Yıllar sonra aynı belge, İran ve bizdeki Tahran borazanları tarafından ısıtılıp ısıtılıp önümüze konmuyor mu?
Ne var ki yine arşivler bize, Çetin Emeç ve Uğur Mumcu suikastlarında sanık ifadelerinde isimleri geçen İranlı ajanların aynı kişiler olduğunu göstermiyor mu?
* * *
İşte ben, sayın bakanı naçizane böyle anladım...

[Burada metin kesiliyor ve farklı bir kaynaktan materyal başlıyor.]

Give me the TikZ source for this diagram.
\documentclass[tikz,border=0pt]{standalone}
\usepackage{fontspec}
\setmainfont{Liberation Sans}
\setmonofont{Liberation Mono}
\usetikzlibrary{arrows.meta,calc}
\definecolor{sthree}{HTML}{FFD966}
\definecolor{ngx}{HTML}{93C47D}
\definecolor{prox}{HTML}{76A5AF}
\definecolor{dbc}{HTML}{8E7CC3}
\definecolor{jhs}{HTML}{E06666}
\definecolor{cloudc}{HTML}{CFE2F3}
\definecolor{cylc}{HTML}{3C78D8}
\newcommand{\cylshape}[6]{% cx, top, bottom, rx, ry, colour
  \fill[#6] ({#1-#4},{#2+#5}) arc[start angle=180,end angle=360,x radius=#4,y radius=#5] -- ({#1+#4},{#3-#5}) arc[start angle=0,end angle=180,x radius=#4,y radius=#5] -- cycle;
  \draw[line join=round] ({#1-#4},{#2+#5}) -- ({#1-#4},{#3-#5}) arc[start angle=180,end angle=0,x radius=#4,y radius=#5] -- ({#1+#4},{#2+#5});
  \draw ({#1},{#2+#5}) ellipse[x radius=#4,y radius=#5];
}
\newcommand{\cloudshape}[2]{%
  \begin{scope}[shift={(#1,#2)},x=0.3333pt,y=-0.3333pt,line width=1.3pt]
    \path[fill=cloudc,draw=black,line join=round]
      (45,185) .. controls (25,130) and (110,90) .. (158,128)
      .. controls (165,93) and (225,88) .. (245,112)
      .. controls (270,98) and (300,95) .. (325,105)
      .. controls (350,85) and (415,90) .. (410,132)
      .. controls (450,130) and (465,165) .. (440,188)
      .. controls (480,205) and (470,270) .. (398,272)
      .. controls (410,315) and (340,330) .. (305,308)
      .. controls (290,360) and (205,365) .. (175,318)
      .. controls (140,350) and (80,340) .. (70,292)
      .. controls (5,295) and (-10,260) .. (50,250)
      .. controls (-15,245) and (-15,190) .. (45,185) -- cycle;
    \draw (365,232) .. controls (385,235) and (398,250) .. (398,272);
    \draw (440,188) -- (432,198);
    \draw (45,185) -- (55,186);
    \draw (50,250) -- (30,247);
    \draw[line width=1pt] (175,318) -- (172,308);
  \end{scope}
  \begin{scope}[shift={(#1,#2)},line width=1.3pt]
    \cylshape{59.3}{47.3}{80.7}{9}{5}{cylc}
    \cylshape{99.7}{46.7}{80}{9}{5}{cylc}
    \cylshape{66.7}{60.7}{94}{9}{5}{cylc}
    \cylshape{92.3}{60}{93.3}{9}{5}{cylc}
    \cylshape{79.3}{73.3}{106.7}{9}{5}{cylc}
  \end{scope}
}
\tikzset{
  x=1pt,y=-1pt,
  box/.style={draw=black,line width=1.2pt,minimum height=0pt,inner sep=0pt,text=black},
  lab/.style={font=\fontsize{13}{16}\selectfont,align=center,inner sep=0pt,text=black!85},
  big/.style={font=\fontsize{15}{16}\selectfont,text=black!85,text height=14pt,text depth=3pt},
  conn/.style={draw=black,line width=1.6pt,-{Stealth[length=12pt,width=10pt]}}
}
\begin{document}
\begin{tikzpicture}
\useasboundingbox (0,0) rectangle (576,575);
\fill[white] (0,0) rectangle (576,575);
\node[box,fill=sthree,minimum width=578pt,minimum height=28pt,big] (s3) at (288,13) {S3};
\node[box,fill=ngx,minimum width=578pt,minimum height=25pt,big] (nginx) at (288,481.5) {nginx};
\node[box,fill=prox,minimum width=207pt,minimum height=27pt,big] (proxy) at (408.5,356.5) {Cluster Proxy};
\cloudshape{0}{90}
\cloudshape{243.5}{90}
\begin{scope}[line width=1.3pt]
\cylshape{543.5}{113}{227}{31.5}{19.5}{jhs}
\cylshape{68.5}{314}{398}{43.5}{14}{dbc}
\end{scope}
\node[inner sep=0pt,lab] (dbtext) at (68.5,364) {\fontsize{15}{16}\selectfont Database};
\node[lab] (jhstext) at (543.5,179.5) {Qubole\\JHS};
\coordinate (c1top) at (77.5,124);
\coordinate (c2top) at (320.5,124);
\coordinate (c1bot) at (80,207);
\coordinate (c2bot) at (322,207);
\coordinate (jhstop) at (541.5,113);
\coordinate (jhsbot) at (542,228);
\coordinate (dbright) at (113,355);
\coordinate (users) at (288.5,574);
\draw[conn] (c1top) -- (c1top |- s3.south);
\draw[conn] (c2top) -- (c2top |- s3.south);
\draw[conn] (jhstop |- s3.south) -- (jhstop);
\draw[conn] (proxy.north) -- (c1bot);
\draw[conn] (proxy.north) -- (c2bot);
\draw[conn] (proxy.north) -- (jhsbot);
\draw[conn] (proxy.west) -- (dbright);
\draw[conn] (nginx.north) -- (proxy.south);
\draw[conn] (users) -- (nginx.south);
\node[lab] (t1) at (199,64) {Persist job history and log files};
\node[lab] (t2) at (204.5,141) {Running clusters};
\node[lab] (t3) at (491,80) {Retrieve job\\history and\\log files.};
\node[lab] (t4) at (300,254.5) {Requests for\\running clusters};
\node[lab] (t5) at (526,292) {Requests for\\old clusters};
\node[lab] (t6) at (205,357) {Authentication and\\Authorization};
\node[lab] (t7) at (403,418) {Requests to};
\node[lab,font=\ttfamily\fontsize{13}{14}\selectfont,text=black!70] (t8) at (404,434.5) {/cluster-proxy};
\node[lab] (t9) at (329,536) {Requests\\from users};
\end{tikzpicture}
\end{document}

Emniyet yönetimi ve hatta belki de bizzat sayın bakanın koltuğuna oturan bazı hazretler, İslami etiketli terörle aynı zihniyeti paylaşırken katillerin yakalanması zaten mümkün değildi.
İnanmazsanız arşivlere bakın, ‘‘Emniyet'te irtica operasyonu’’ manşetlerini göreceksiniz. Arşivlere bakın, ‘‘Eski İçişleri Bakanı'na irtica suçlaması’’ haberlerine rastlayacaksınız...
Sadettin Tantan, ‘‘Operasyonlara sadece faili meçhuller açısından yaklaşmayın’’ diyor. Elhak haklı...
12 Eylül'ün ucube mirası ‘‘Türk-İslam Sentezi’’ iktidarda iken bu cinayetlere ‘‘faili meçhul’’ adını takmak zaten saflıktı.
Ama mesele bu kadar vahimse, siyasetin, hatta devletin saflarını katillerden temizlemeye İçişleri Bakanı'nın gücü yetecek mi?
Yoksa bir yerlerden yardım mı bekliyor?